Courtesy: Newsday.com

Courtesy: Newsday.com

Final Analysis

For the New York Yankees, the popular theory is their season is a failure if they don’t reach the World Series. It’s time to retire that line of thinking. Baseball is in a much different place than it was when the Yanks were winning four championships in five years. Teams sign their homegrown stars to extensions, thereby taking away their first couple of free agent years. Teams do a better job scouting and developing talent. Parity reigns in the sport as evidenced by the fact that there are two Wild Card teams in addition to the three division winners. The Yankees’ payroll superiority over the rest of baseball is offset by these different factors.

However, take a look at each of the 2015 playoff teams. All of them went through extremely painful rebuilding processes, with the exception of the St. Louis Cardinals. However, even the great Redbirds franchise has had a sub-.500 season as recently as 2007. You have to go back as far as the first George Bush’s term in the White House, 1992 to be exact, to see the last time New York finished under the break-even mark. The Yankees are trying to transition to a younger team while shedding fading veterans from their payroll, all the while remaining competitive on the field.
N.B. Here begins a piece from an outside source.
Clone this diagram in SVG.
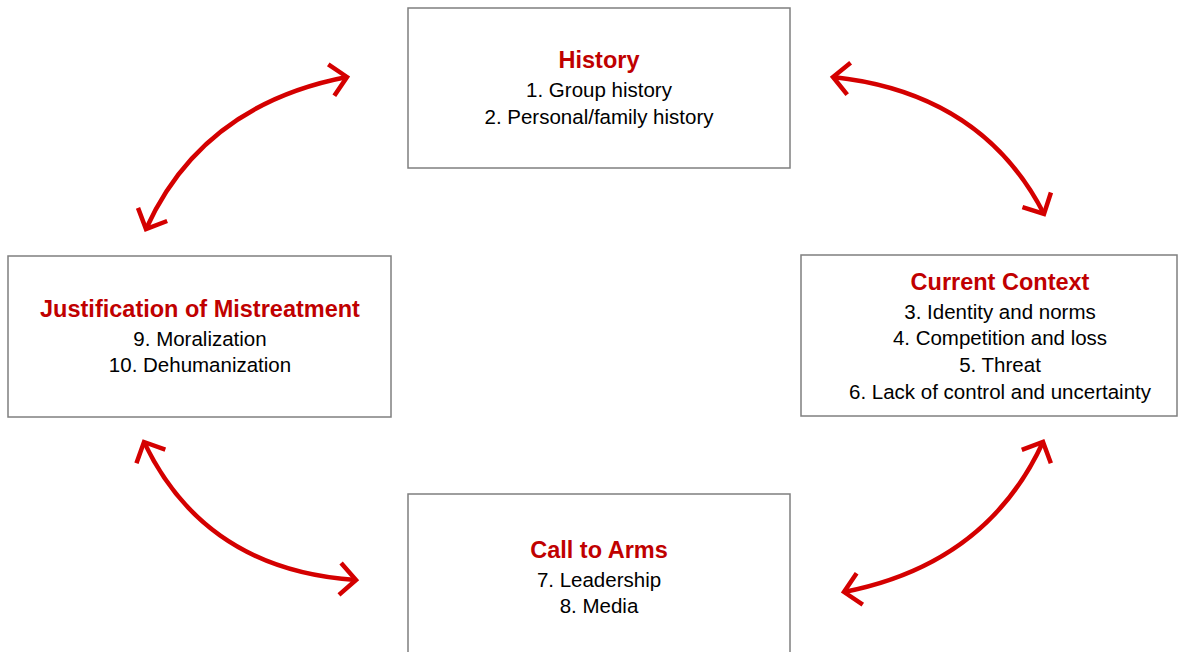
<svg xmlns="http://www.w3.org/2000/svg" width="1178" height="652" viewBox="0 0 1178 652">
<style>
.box{fill:#fff;stroke:#7f7f7f;stroke-width:1.5}
.t{font-family:"Liberation Sans",Arial,sans-serif;text-anchor:middle}
.title{font-size:23.5px;font-weight:bold;fill:#c00000}
.item{font-size:20.5px;fill:#000}
.arr{fill:none;stroke:#d40000;stroke-width:4.5;marker-start:url(#head);marker-end:url(#head)}
</style>
<defs>
<marker id="head" markerUnits="userSpaceOnUse" viewBox="-20 -20 24 40" refX="0" refY="0" markerWidth="24" markerHeight="40" orient="auto-start-reverse">
<path d="M -16 -16 L 0 0 L -16 16" fill="none" stroke="#d40000" stroke-width="4.5"/>
</marker>
</defs>
<rect width="1178" height="652" fill="#fff"/>
<g id="connectors">
<path class="arr" d="M 347 77 Q 202 105 146 229"/>
<path class="arr" d="M 833 77 Q 982 93 1044 214"/>
<path class="arr" d="M 144 442 Q 205 570 356 580"/>
<path class="arr" d="M 1043 442 Q 987 564 844 592"/>
</g>
<g id="history">
<rect class="box" x="408" y="8" width="382" height="160"/>
<text class="t title" x="599" y="68">History</text>
<text class="t item" x="599" y="97">1. Group history</text>
<text class="t item" x="599" y="124">2. Personal/family history</text>
</g>
<g id="current-context">
<rect class="box" x="801" y="255" width="376" height="161"/>
<text class="t title" x="1000" y="290">Current Context</text>
<text class="t item" x="1000" y="319">3. Identity and norms</text>
<text class="t item" x="1000" y="345">4. Competition and loss</text>
<text class="t item" x="1000" y="372">5. Threat</text>
<text class="t item" x="1000" y="399">6. Lack of control and uncertainty</text>
</g>
<g id="justification">
<rect class="box" x="8" y="256" width="383" height="161"/>
<text class="t title" x="200" y="317">Justification of Mistreatment</text>
<text class="t item" x="200" y="346">9. Moralization</text>
<text class="t item" x="200" y="372">10. Dehumanization</text>
</g>
<g id="call-to-arms">
<rect class="box" x="408" y="494" width="382" height="170"/>
<text class="t title" x="599" y="558">Call to Arms</text>
<text class="t item" x="599" y="587">7. Leadership</text>
<text class="t item" x="599" y="613">8. Media</text>
</g>
</svg>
Despite the fact I felt they would win the American League East, this was not a disappointing season. Look at all of the young players that came through that clubhouse this season. Bird and Severino headed an impressive rookie class that included guys such as Bryan Mitchell and Chasen Shreve. Eovaldi is only 25. More help should be on the way next year in the form of 6-foot-7 outfielder Aaron Judge. Teixeira’s and Beltran’s salaries come off the books after 2016. The Yankees may not have the young studs in the rotation that the New York Mets currently possess but there is fresh talent in the Bronx. 2015 will be looked at as the beginning of a new era and it remains to be seen how successful it will be. It should be considered a bright beginning.